A Kinshasa généralement, ce sont les ONG, personnes de bonne volonté, associations caritatives, églises qui assistent ces pauvres mendiants. Normalement, cette tâche revient à l’Etat qui devait construire plus que ces associations. Ce, en dépit du fait que le Centre d’apprentissage des personnes vivants avec handicap -CENAFI-, dans la commune de Kasa-vubu, soit sous la tutelle de l’Etat.
En attendant d’être pris en charge, ces aveugles n’ont-ils pas besoin d’un instrument pour sécuriser leur circulation en mendiant?

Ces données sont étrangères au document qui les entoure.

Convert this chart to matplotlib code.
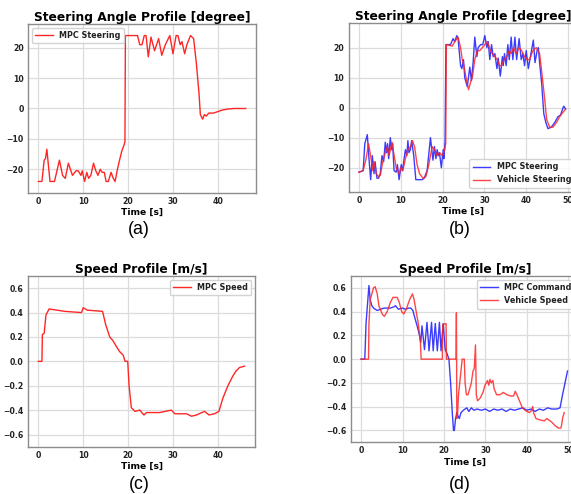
import matplotlib
matplotlib.use("Agg")
import matplotlib.pyplot as plt
import numpy as np

# ---------------- data ----------------
# (a) MPC steering [deg]
a_t = [0, 0.8, 1.3, 1.6, 1.9, 2.6, 3.6, 4.7, 5.4, 6.0, 6.7, 7.6, 8.4, 8.9, 9.5, 9.8,
       10.3, 10.8, 11.2, 11.7, 12.3, 12.8, 13.3, 13.8, 14.2, 14.7, 15.1, 15.6, 16.2, 16.7,
       17.1, 17.7, 18.1, 18.6, 19.1, 19.3, 19.4, 22.1, 22.6, 23.1, 23.6, 24.0, 24.5, 25.1,
       25.9, 26.8, 27.5, 28.3, 29.3, 30.0, 30.7, 31.1, 31.6, 32.0, 32.6, 33.1, 33.9, 34.6,
       35.2, 35.8, 36.1, 36.6, 37.0, 37.4, 38.0, 39.1, 40.0, 41.0, 42.1, 43.6, 46.2]
a_v = [-24, -24, -17, -16.5, -13.4, -24, -24, -17, -22, -23, -18, -22, -20.5, -20.5, -22, -20.5,
       -24, -21, -23, -22, -18, -20.5, -22, -20, -21, -21, -24, -24, -21, -23,
       -24, -19.5, -17, -14, -12, -11, 24, 24, 21, 21, 24, 24, 17, 23.5,
       19, 23, 17.5, 21, 24, 18, 24, 24, 21, 22, 18, 21, 24, 23,
       15, 5, -2, -3.5, -2, -2.5, -1.5, -1.5, -1, -0.5, -0.2, 0, 0]

# (b) MPC steering vs vehicle steering [deg]
b_t_mpc = [0, 1.0, 1.4, 2.0, 2.4, 2.8, 3.2, 3.6, 3.85, 4.3, 4.7, 5.1, 5.5, 5.9, 6.3, 6.6,
           6.85, 7.1, 7.5, 7.8, 8.05, 8.4, 8.9, 9.2, 9.6, 10.1, 10.4, 10.8, 11.1, 11.45,
           11.7, 11.95, 12.3, 12.6, 13.1, 13.6, 15.1, 15.6, 16.3, 17.1, 17.7, 18.05, 18.4,
           18.7, 19.0, 19.25, 19.7, 20.15, 20.3, 20.6, 20.8, 21.9, 22.5, 22.9, 23.4, 23.7,
           23.9, 24.3, 24.6, 25.0, 25.3, 25.9, 26.5, 26.9, 27.3, 27.7, 28.2, 28.5, 29.1,
           29.6, 30.1, 30.6, 30.9, 31.3, 31.7, 32.1, 32.5, 33.0, 33.3, 33.8, 34.3, 34.5,
           34.8, 35.2, 35.6, 35.95, 36.4, 36.8, 37.3, 37.7, 38.3, 38.8, 39.2, 39.6, 40.0,
           40.5, 41.0, 41.7, 42.1, 42.6, 42.9, 43.2, 43.7, 44.2, 44.7, 45.2, 46.0, 46.8,
           47.6, 48.2, 48.8, 49.0, 49.4]
b_v_mpc = [-21.5, -21, -12, -9, -17, -24, -16, -22, -18, -23.5, -23.5, -22, -16, -18, -11.5, -15,
           -12, -17, -10, -14, -12, -21, -21.5, -19, -24, -19, -21, -17, -14, -16,
           -11, -15, -14, -11, -16, -24, -24, -23.5, -21, -10, -17.5, -13, -17,
           -14, -16, -15, -20, -14, -17, -11, 21, 21, 23, 22, 24, 23,
           20, 14, 13, 16, 10, 7, 13.5, 9, 15, 23.5, 17, 20, 21,
           21, 24, 20, 22, 16, 21, 17, 18, 13, 16.5, 10.5, 17, 14,
           18, 14, 21, 16, 23.5, 16, 23.5, 16, 23, 16, 18, 14, 19,
           13, 17, 22.5, 15, 19, 20, 15, 8, -2, -5, -7, -6.5, -5,
           -3, -2.5, 0, 0.5, -0.5]
b_t_veh = [0, 1.0, 1.7, 2.3, 2.9, 3.3, 3.6, 4.1, 4.7, 5.1, 5.7, 6.3, 6.8, 7.2, 7.9, 8.3,
           8.9, 9.6, 10.0, 10.5, 11.1, 11.7, 12.3, 12.8, 13.3, 13.9, 14.5, 15.3, 16.0, 16.7,
           17.5, 18.1, 18.7, 19.3, 19.9, 20.5, 20.75, 20.9, 21.1, 22.3, 22.9, 23.7, 24.3,
           24.7, 25.1, 25.6, 26.2, 26.8, 27.1, 27.7, 28.3, 28.9, 29.8, 30.7, 31.4, 31.9,
           32.5, 33.1, 33.6, 34.1, 34.7, 35.4, 35.95, 36.4, 37.0, 37.6, 38.3, 38.9, 39.6,
           40.2, 40.8, 41.6, 42.4, 43.2, 43.7, 44.4, 44.9, 45.6, 46.4, 47.2, 48.0, 48.8, 49.4]
b_v_veh = [-21.5, -21, -17, -12, -17, -21, -18, -22, -23, -22.5, -18, -15, -13, -16, -11.5, -15,
           -20, -22, -20, -21, -17, -14, -13, -11, -13, -19, -22, -23.5, -23, -19,
           -13, -14, -16, -15, -16, -14, -12, 21, 21, 20.5, 22, 23.5, 20,
           16, 14, 10, 6, 9, 10, 16, 19, 19, 20.5, 22, 19, 18,
           17, 16, 14, 14, 16, 17, 19, 18, 20, 18, 20, 19, 17,
           16, 16, 19, 20, 18, 12, 3, -4, -6.5, -6.5, -5, -3, -1.5, -0.5]

# (c) MPC speed [m/s]
c_t = [0, 0.8, 0.9, 1.3, 1.7, 2.4, 4.1, 5.9, 9.6, 10.0, 10.9, 14.3, 15.0, 15.9, 16.6,
       17.4, 18.1, 18.9, 19.3, 19.9, 20.2, 20.7, 21.5, 22.6, 23.5, 24.1, 27.0, 29.6,
       30.4, 33.0, 34.1, 35.2, 37.0, 38.0, 39.2, 40.2, 41.1, 42.2, 43.3, 44.0, 44.8, 45.9]
c_v = [0, 0, 0.22, 0.23, 0.38, 0.43, 0.42, 0.41, 0.40, 0.44, 0.42, 0.41, 0.3, 0.2, 0.17,
       0.12, 0.08, 0.05, 0.0, 0.0, -0.2, -0.38, -0.41, -0.40, -0.44, -0.42, -0.42, -0.40,
       -0.43, -0.43, -0.45, -0.44, -0.41, -0.44, -0.43, -0.41, -0.3, -0.2, -0.12, -0.08, -0.05, -0.04]

# (d) MPC command vs vehicle speed [m/s]
d_t_cmd = [0, 0.9, 1.2, 1.9, 2.2, 2.6, 3.0, 3.9, 4.7, 5.5, 6.3, 7.1, 7.9, 8.3, 9.0, 10.0,
           10.7, 11.5, 12.0, 12.5, 12.8, 13.2, 13.6, 14.1, 14.4, 14.7, 15.3, 15.9, 16.4,
           17.0, 17.4, 17.9, 18.4, 18.9, 19.3, 19.8, 20.3, 20.7, 21.2, 21.6, 22.0, 22.3,
           22.5, 22.8, 23.1, 23.4, 23.7, 24.1, 24.7, 25.5, 26.0, 26.6, 27.2, 28.0, 29.0,
           30.0, 31.0, 32.0, 33.0, 34.0, 35.0, 36.0, 37.0, 38.0, 39.0, 40.0, 41.0, 42.0,
           43.0, 44.0, 45.0, 46.0, 47.2, 48.0, 48.6, 49.2, 49.8]
d_v_cmd = [0, 0, 0.3, 0.62, 0.5, 0.45, 0.43, 0.41, 0.42, 0.43, 0.43, 0.43, 0.44, 0.45, 0.42, 0.43,
           0.42, 0.43, 0.43, 0.41, 0.37, 0.32, 0.27, 0.2, 0.14, 0.28, 0.08, 0.31, 0.07,
           0.31, 0.07, 0.30, 0.07, 0.31, 0.07, 0.30, 0.08, 0.05, 0.0, -0.2, -0.45, -0.6,
           -0.6, -0.5, -0.45, -0.48, -0.5, -0.45, -0.43, -0.41, -0.44, -0.41, -0.43, -0.42, -0.43,
           -0.42, -0.44, -0.42, -0.43, -0.42, -0.44, -0.42, -0.43, -0.42, -0.41, -0.43, -0.42, -0.44,
           -0.42, -0.43, -0.41, -0.42, -0.42, -0.41, -0.3, -0.2, -0.1]
d_t_veh = [0, 1.8, 1.9, 2.2, 3.0, 3.4, 3.9, 4.3, 5.1, 5.6, 6.3, 7.1, 7.7, 8.7, 9.2, 9.8,
           10.3, 10.9, 11.7, 12.4, 12.8, 13.3, 13.8, 14.3, 14.5, 19.6, 19.7, 20.5, 20.6,
           22.9, 23.0, 23.1, 23.3, 23.5, 23.8, 24.1, 24.4, 24.9, 25.1, 25.4, 25.8, 26.2,
           26.6, 27.0, 27.3, 27.6, 27.8, 28.1, 28.7, 29.4, 29.9, 30.5, 30.8, 31.1, 31.4,
           31.8, 32.1, 32.7, 33.5, 34.3, 35.2, 36.1, 36.8, 37.2, 37.6, 38.2, 38.8, 39.2,
           40.0, 40.6, 41.2, 41.4, 41.6, 42.2, 43.0, 44.2, 44.8, 46.0, 46.8, 47.6, 48.2,
           48.4, 48.6, 49.0]
d_v_veh = [0, 0, 0.3, 0.5, 0.6, 0.61, 0.55, 0.45, 0.38, 0.36, 0.4, 0.48, 0.52, 0.52, 0.48, 0.40,
           0.38, 0.42, 0.50, 0.55, 0.5, 0.40, 0.3, 0.15, 0, 0, 0.29, 0.3, 0,
           0, 0.39, -0.5, -0.45, -0.3, -0.2, -0.1, 0, 0, -0.2, -0.3, -0.3, -0.25,
           -0.2, -0.1, -0.08, 0.12, -0.3, -0.35, -0.33, -0.28, -0.22, -0.18, -0.22, -0.17, -0.2,
           -0.18, -0.25, -0.3, -0.3, -0.28, -0.3, -0.31, -0.31, -0.27, -0.3, -0.35, -0.4, -0.42,
           -0.44, -0.45, -0.43, -0.40, -0.45, -0.5, -0.51, -0.52, -0.5, -0.53, -0.56, -0.58, -0.58,
           -0.55, -0.5, -0.45]

titles = ["Steering Angle Profile [degree]", "Steering Angle Profile [degree]",
          "Speed Profile [m/s]", "Speed Profile [m/s]"]
captions = ["(a)", "(b)", "(c)", "(d)"]
xlabel = "Time [s]"

# ---------------- figure ----------------
W, H = 571, 494
fig = plt.figure(figsize=(W / 100, H / 100), dpi=100)
plt.rcParams['font.family'] = ['DejaVu Sans']

def box(l, r, t, b):
    return [l / W, (H - b) / H, (r - l) / W, (b - t) / H]

axes = [
    fig.add_axes(box(28, 256, 24, 193)),
    fig.add_axes(box(348.5, 578.5, 23.3, 191.7)),
    fig.add_axes(box(28, 255.3, 276, 446.7)),
    fig.add_axes(box(350.7, 578.7, 276, 442.3)),
]

RED = (1.0, 0.15, 0.15)
BLUE = (0.1, 0.1, 1.0)
lw = 1.0

axes[0].plot(a_t, a_v, color=RED, lw=lw, label="MPC Steering")
axes[1].plot(b_t_mpc, b_v_mpc, color=BLUE, lw=lw, alpha=0.85, label="MPC Steering")
axes[1].plot(b_t_veh, b_v_veh, color=RED, lw=lw, alpha=0.85, label="Vehicle Steering")
axes[2].plot(c_t, c_v, color=RED, lw=lw, label="MPC Speed")
axes[3].plot(d_t_cmd, d_v_cmd, color=BLUE, lw=lw, alpha=0.85, label="MPC Command")
axes[3].plot(d_t_veh, d_v_veh, color=RED, lw=lw, alpha=0.85, label="Vehicle Speed")

xlims = [(-2.3, 48.5), (-2.5, 52.5), (-2.3, 48.3), (-2.5, 52.5)]
ylims = [(-27.8, 27.8), (-28.0, 28.1), (-0.7, 0.7), (-0.7, 0.7)]
xticks = [[0, 10, 20, 30, 40], [0, 10, 20, 30, 40, 50], [0, 10, 20, 30, 40], [0, 10, 20, 30, 40, 50]]
yticks = [[-20, -10, 0, 10, 20], [-20, -10, 0, 10, 20],
          [-0.6, -0.4, -0.2, 0.0, 0.2, 0.4, 0.6], [-0.6, -0.4, -0.2, 0.0, 0.2, 0.4, 0.6]]
legend_loc = ["upper left", "lower right", "upper right", "upper right"]

for i, ax in enumerate(axes):
    ax.set_xlim(*xlims[i])
    ax.set_ylim(*ylims[i])
    ax.set_xticks(xticks[i])
    ax.set_yticks(yticks[i])
    if i >= 2:
        ax.set_yticklabels([f"{v:.1f}".replace("-", "\u2212") for v in yticks[i]])
    ax.grid(True, color="#dcdcdc", lw=0.9)
    ax.set_axisbelow(True)
    for s in ax.spines.values():
        s.set_color("#8c8c8c")
        s.set_linewidth(1.0)
    ax.tick_params(length=0, pad=3, labelsize=5.6)
    for lab in ax.get_xticklabels() + ax.get_yticklabels():
        lab.set_fontweight("bold")
        lab.set_color("#222222")
    ax.set_title(titles[i], fontsize=8.8, fontweight="bold", pad=1.5)
    ax.set_xlabel(xlabel, fontsize=6.6, fontweight="bold", labelpad=1.5)
    leg = ax.legend(loc=legend_loc[i], prop={"weight": "bold", "size": 5.8},
                    handlelength=2.2, framealpha=0.85, edgecolor="#cccccc", fancybox=True)
    for txt in leg.get_texts():
        txt.set_color("#222222")

cap_pos = [(139, 230), (460, 230), (139, 484), (460, 484)]
for c, (x, y) in zip(captions, cap_pos):
    fig.text(x / W, (H - y) / H, c, ha="center", va="center", fontsize=12.8,
             family="Liberation Sans")

fig.savefig("out.png", dpi=100)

A l’étranger, les aveugles sont détenteurs des cannes de marche, qui leur permettent de connaitre la distance de leur domicile jusqu’à leur lieu de fréquentation régulière et les prévient du danger. Ils ont été formés pour circuler en sécurité même parfois sans compagnie. Ici, on est loin d’atteindre ce niveau.
Quel sort pour ces enfants en âge scolaire commis à la compagnie des aveugles mendiants?
C’est déplorable de savoir que ces enfants ne seront pas scolarisés. Ils deviennent, malheureusement et malgré eux, mendiants alors qu’ils ne sont pas handicapés. Ces enfants s’adonnent à des activités comme le vol, la prostitution, etc. Pourtant, dans le temps, il existait une brigade pour mineurs, chargée d’arrêter tout enfant trouvé en dehors de la maison au-delà de 19 heures. Ils étaient conduits à Kingabwa pour être rééduqués.
Votre dernier mot ?
Je souhaite à ce que les aveugles soient encadrés et informés de l’existence des espaces prévus pour les piétons. Je souhaite aussi qu’ils soient confiés à des instructeurs pour apprendre qu’ils peuvent mendier dans ce carré et se diriger de l’autre côté du boulevard après avoir parcouru une certaine distance. Il vaut mieux les instruire que de les exposer au danger. Personnellement, il m’arrive, en empruntant ce tronçon, de les interpeller et de leur prodiguer quelques conseils non sans les exhorter à faire preuve de beaucoup de prudences. Leur seule réaction, c’est «nous n’avons pas d’argent». Ce phénomène a tellement pris de l’ampleur qu’il s’est transformé en habitude pour eux. Nous devons attirer l’attention de la société RD-congolaise, car il y a un danger présent. Nous sommes tous responsables, personne n’est exemptée.